▶ **Problem**: Leaving the pictures out, print the lines from the first line of the listing through the line containing "plt.rcParams['mathtext.default'] = 'bf'", exactly as they read, and no others.

═══ Data lines ═══

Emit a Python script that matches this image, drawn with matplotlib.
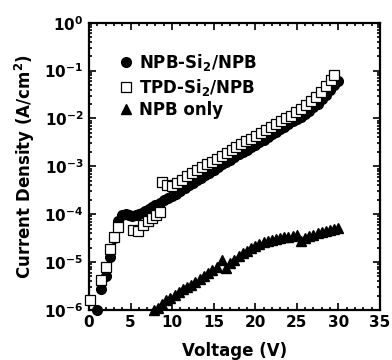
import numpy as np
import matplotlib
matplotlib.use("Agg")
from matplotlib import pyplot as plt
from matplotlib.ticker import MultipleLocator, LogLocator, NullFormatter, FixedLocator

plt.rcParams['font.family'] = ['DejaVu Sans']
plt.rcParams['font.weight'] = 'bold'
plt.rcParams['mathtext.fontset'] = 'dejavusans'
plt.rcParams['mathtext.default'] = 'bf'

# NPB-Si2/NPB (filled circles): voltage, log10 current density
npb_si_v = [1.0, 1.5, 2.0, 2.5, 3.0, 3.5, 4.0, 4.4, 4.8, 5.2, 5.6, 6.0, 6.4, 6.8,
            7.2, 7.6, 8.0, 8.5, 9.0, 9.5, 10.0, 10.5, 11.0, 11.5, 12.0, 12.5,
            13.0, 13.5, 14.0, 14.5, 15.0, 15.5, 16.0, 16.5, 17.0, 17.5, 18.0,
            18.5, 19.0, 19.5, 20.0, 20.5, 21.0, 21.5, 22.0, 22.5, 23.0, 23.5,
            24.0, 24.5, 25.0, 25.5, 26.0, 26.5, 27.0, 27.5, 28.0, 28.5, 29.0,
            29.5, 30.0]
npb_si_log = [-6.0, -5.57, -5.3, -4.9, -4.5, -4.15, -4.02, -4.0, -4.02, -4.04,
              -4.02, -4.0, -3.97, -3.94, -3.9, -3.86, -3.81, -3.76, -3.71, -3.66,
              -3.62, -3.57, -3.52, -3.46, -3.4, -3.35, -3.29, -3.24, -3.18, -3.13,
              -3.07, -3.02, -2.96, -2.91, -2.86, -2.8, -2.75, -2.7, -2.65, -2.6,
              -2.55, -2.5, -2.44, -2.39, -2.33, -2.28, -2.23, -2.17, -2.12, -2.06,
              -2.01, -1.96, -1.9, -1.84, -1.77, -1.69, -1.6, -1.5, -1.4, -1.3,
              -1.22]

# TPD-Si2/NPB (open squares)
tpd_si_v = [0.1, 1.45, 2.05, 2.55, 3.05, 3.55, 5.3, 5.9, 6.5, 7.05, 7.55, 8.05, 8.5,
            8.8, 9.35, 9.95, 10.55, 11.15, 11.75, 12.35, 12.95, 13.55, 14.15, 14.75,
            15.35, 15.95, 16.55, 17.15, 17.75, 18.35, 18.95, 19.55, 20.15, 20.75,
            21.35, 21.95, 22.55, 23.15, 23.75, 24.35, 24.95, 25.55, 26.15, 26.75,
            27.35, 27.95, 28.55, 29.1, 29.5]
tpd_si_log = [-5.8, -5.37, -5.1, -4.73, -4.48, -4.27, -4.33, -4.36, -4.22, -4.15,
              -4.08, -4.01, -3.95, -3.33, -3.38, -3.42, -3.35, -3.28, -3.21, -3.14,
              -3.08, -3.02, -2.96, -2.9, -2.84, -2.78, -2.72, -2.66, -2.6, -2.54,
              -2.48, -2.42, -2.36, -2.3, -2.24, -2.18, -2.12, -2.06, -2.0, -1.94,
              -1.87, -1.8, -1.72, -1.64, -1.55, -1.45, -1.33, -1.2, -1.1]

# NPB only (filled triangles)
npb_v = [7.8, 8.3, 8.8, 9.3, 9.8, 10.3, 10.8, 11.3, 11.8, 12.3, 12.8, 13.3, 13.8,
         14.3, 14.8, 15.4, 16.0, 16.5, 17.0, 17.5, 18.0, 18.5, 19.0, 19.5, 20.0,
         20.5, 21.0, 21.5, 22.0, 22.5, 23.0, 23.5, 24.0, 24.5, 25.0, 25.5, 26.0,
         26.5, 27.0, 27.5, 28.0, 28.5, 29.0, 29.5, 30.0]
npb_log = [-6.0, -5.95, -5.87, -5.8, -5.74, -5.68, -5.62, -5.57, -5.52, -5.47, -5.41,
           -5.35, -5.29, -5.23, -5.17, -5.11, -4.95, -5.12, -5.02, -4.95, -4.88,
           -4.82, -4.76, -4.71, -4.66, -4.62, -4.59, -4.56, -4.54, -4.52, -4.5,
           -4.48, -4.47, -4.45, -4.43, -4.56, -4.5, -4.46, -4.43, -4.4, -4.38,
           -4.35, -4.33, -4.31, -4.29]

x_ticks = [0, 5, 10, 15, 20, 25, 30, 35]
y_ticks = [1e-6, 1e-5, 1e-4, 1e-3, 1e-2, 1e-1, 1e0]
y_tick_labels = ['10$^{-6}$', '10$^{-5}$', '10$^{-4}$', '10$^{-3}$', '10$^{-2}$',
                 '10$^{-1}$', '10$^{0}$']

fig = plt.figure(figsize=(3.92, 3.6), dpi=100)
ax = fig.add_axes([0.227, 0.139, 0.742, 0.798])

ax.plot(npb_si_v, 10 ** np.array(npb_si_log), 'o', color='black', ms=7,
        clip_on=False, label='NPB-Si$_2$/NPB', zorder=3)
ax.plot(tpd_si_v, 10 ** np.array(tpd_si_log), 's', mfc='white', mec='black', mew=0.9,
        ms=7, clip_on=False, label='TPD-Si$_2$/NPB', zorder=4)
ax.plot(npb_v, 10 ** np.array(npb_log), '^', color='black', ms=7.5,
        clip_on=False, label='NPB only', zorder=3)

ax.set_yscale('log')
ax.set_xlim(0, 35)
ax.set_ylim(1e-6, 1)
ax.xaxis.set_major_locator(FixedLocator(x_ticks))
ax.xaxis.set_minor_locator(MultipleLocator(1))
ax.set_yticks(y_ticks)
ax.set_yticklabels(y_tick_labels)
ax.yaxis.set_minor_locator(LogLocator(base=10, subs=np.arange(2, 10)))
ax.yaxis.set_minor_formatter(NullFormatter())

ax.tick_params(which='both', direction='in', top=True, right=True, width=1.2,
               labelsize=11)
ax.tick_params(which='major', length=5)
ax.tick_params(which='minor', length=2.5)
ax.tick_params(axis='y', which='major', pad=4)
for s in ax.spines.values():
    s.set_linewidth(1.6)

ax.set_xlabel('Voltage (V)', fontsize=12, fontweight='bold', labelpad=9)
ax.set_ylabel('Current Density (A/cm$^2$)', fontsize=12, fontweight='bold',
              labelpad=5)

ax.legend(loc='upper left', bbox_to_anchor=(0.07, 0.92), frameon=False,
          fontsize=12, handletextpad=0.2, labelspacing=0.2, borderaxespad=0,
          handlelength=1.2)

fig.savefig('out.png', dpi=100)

═══

▶ **Exercise output**:
Emit a Python script that matches this image, drawn with matplotlib.
import numpy as np
import matplotlib
matplotlib.use("Agg")
from matplotlib import pyplot as plt
from matplotlib.ticker import MultipleLocator, LogLocator, NullFormatter, FixedLocator

plt.rcParams['font.family'] = ['DejaVu Sans']
plt.rcParams['font.weight'] = 'bold'
plt.rcParams['mathtext.fontset'] = 'dejavusans'
plt.rcParams['mathtext.default'] = 'bf'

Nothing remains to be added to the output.